Dos horas de beatitud
Eurovisión nos hace mejores personas. Aunque la edición de anoche se celebrara en tierras germanas, los dominios desde los que la pérfida Angela Merkel nos aprieta las tuercas sin temblor en el pulso, los mensajes que recibieron los 150 millones de telespectadores bordearon la beatitud. Es el momento de salvar al planeta y tender una mano al prójimo, nos anunciaron algunos intérpretes. Eurovisión es una Arcadia donde las historias de amor siempre acaban bien, los corazones palpitan desbocados y el ciudadano medio, como nos explicaron los ingleses de Blue, acaba logrando lo que se propone. El lunes (o sea, mañana) volverán los jefes vocingleros, las regulaciones salariales, los vecinos ególatras y las campañas electorales plúmbeas (ah, no; eso, hoy mismo). Mientras tanto, disfrutemos del espejismo: todo el mundo es bueno. A la altura de la edición 56ª, Eurovisión ya no es una caja de sorpresas, pero al menos entretiene y hasta enseña, como Petete (si de verdad existen 43 países europeos, esa clase de Sociales nos pilló con paperas). La cita de Düsseldorf, tan risueña y generosa en cámaras planeantes, nos dejó un buen puñado de certezas. Una: el inglés es definitivamente nuestro esperanto continental, quien sabe si por intercesión de Esperanza Aguirre, pues la lideresa no da puntada sin hilo. Dos: ya no hay sitio para los rodolfochiquilicuatres, ahora nos tomamos el festival muy en serio y solo los rubitos irlandeses, Jedward, dieron la nota con esas chaquetas rojas robótico-galácticas. Tres: España sigue presentando canciones horrorosas, no sabemos si también por culpa de ZP. Y cuatro: hay gente muy guapa por ahí, pero, maldición, nunca viajan en nuestro mismo vagón del metro.

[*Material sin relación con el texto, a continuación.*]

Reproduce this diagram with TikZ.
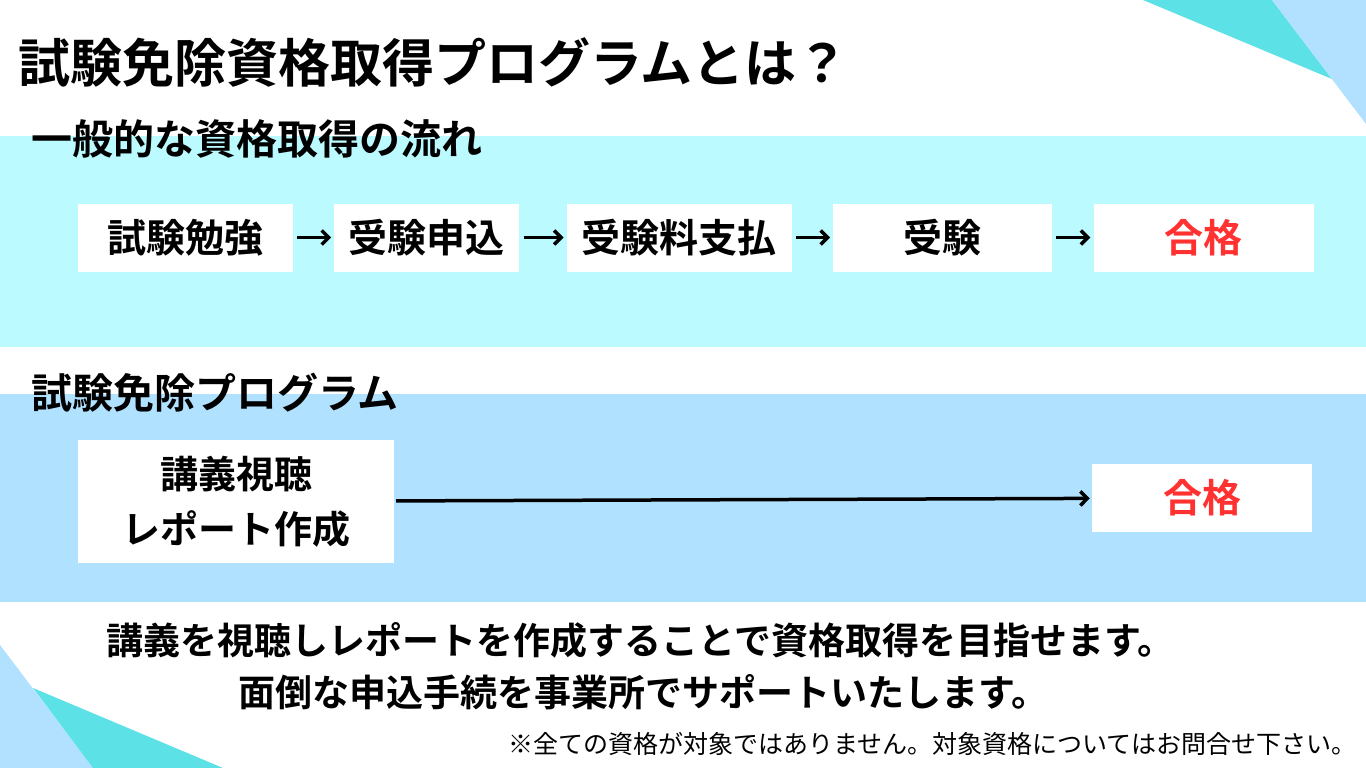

Y luego están las canciones, con mucha tecnopachanguita (larga es tu sombra, Lady Gaga), guiños arcoiris (el sueco Eric Saade será la sensación en Chueca y el Gayxample, sí o sí) y alguna solemnidad ridícula, como la del tenor francés, Amaury Vassili, que desafina en corso, que es más exótico. Hubo poco rollito étnico, y el griego Loucas Yiorcas se lo podía haber ahorrado.
Y hubo también un puñadito de canciones muy potables, a riesgo de que la ortodoxia nos retire la palabra. Molaba ese crooner italiano, Raphael Gualazzi, a lo Jamie Cullum. Tenían gracia los moldavos, Zdob Si Zdub, improbable cruce entre Arctic Monkeys y una banda balcánica de metales. El rumano amante de Pink Floyd (Hotel F.M.) y los islandeses que sustituyeron a su amigo difunto daban muy buen rollo. Y la serbia Nina, con su toque Motown, es fantástica. Duele decirlo, pero Caroban es mejor que cualquiera de las del último disco de Duffy.